The Confederation of British Surgery is the latest organisation to call for face-to-face interviews on concerns about the use of artificial intelligence in interviews. 

The use of artificial intelligence by students in interviews has become such an issue that there are growing calls to ban virtual interviews altogether to stop cheating. 

In September last year, the Four Nation Postgraduate National Recruitment Programme Board published a position statement on the issue. 

Although it recognised that some applicants may use assistive technologies to support communication or processing needs, it was very clear. 

“To ensure a fair and equitable interview experience for all applicants, the use of AI technologies, including but not limited to AI-generated responses, virtual assistants, real-time transcription tools, and automated scripts, will not be permitted during online interviews,” it said. 

Some Trusts have even refined the guidance further about how AI can and cannot be used. Leeds and York Partnership NHS Foundation Trust, for example, has published its own guide to using AI in recruitment. 

Now the Confederation of British Surgery (CBS) has echoed the concerns of the wider sector around the reports of ambient AI being used in interviews to decide who is accepted into surgical training vacancies.

“CBS wholeheartedly supports this call for a return to face-to-face interviews in light of a situation that seriously compromises fairness and integrity,” said CBS president Mark Henley. 

“Our profession is built on trust and accountability, and by allowing applicants who have not upheld those values at the very first stage of their careers, we risk undermining the credibility of the surgical training system as a whole,” he added. 

Concerns around candidate integrity

Ambient AI is a type of artificial intelligence system that can run in the background, constantly active and responsive. In the context of interviews, it can listen, analyse and respond without prompting, meaning that the interviewee will get real-time suggested answers displayed on their device screen. 

As the interview will also be on a screen, and the AI response appears as an overlay, the candidate will exhibit few telltale eye movements, and there will be no need for them to type the questions into the software. For this reason, it is very difficult to detect if a candidate is using it.

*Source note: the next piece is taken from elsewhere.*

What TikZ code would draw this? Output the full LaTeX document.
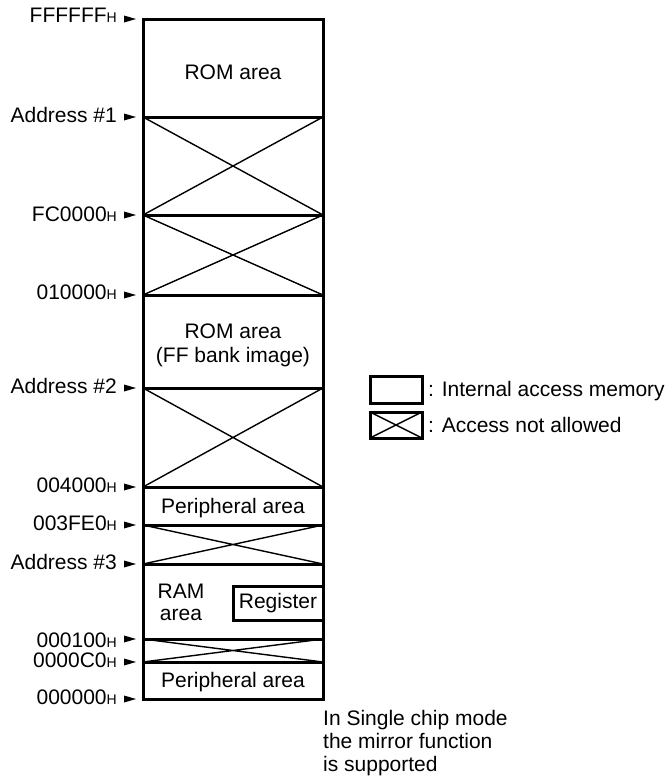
\documentclass[tikz,border=0pt]{standalone}
\usepackage{fontspec}
\setmainfont{Liberation Sans}
\newcommand\hsuf{{\fontsize{14}{14}\selectfont H}}
\begin{document}
\begin{tikzpicture}[x=1pt,y=-1pt,
  every node/.style={inner sep=0pt, font=\fontsize{21}{24}\selectfont},
  area/.style={draw, line width=3pt},
  xline/.style={line width=1.4pt},
  addr/.style={anchor=base east},
  ctext/.style={anchor=base},
  ltext/.style={anchor=base west}]
\useasboundingbox (0,0) rectangle (668,780);

% crossed (access not allowed) regions
\foreach \a/\b in {117/215, 215/295, 388/487, 525/564, 639/662}{
  \draw[xline] (143,\a) -- (323,\b) (143,\b) -- (323,\a);
}
% dividers and outline
\foreach \y in {117,215,295,388,487,525,564,639,662}
  \draw[area] (143,\y) -- (323,\y);
\draw[area] (143,19) rectangle (323,699);
% register box
\draw[area] (233,586) rectangle (323,620);

% area texts
\node[ctext] (rom1) at (233,79) {ROM area};
\node[ctext] (rom2) at (233,338) {ROM area};
\node[ctext] (rom2b) at (233,362) {(FF bank image)};
\node[ctext] (per1) at (233,513) {Peripheral area};
\node[ctext] (ram1) at (181,598) {RAM};
\node[ctext] (ram2) at (181,620) {area};
\node (reg) at (278,603) {Register};
\node[ctext] (per2) at (233,687) {Peripheral area};

% address labels
\node[addr] (a1) at (117,22) {FFFFFF\hsuf};
\node[addr] (a2) at (117,122) {Address \#1};
\node[addr] (a3) at (117,221) {FC0000\hsuf};
\node[addr] (a4) at (117,299) {010000\hsuf};
\node[addr] (a5) at (117,393) {Address \#2};
\node[addr] (a6) at (117,492) {004000\hsuf};
\node[addr] (a7) at (117,530) {003FE0\hsuf};
\node[addr] (a8) at (117,569) {Address \#3};
\node[addr] (a9) at (117,647) {000100\hsuf};
\node[addr] (a10) at (117,667) {0000C0\hsuf};
\node[addr] (a11) at (117,704) {000000\hsuf};

% pointer triangles
\foreach \y in {19,117,215,295,388,487,525,564,639,662,699}
  \fill (124,\y-3.5) -- (136,\y) -- (124,\y+3.5) -- cycle;

% legend
\draw[area] (370,376) rectangle (422,403);
\draw[area] (370,412) rectangle (422,438);
\draw[xline] (370,412) -- (422,438) (370,438) -- (422,412);
\node[ltext] (lg1) at (428,396) {: Internal access memory};
\node[ltext] (lg2) at (428,432) {: Access not allowed};

% note
\node[ltext] (n1) at (323,725) {In Single chip mode};
\node[ltext] (n2) at (323,748) {the mirror function};
\node[ltext] (n3) at (323,771) {is supported};
\end{tikzpicture}
\end{document}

The real-world issue with this is that a candidate could appear to be prepared, well-structured, and knowledgeable about a certain subject, thus falsely enhancing their potential, whilst potentially knowing very little about what they are speaking about.

Virtual interviews and virtual technical assessments have recently been in the news due to big tech companies having concerns around candidate integrity. 

Google has reintroduced in-person interviews for this very reason, amid reports that more than 50% of candidates are using AI tools to solve coding challenges during virtual interviews.

Other corporations reimplementing face-to-face interviews, or rejecting remote hiring, include such companies as McKinsey, Cisco and Deloitte. 

The virtual interviews in question are overseen by Medical and Dental Recruitment and Selection (MDRS), the national body responsible for running and coordinating recruitment for all postgraduate medical and dental training across the UK. 

MDRS brought in virtual interviewing during and after the COVID-19 pandemic, allowing applicants to log in remotely and take their interviews online. 

“The best way to definitively eliminate AI use in interviews is to conduct them face-to-face. We therefore strongly urge MDRS to immediately revert to face-to-face interviews for the upcoming recruitment rounds for both core surgical training and for higher speciality training, to protect the validity and integrity of the selection process, and the safety of our patients,” said Oliver Townsend, president of the British Orthopaedic Trainees Association.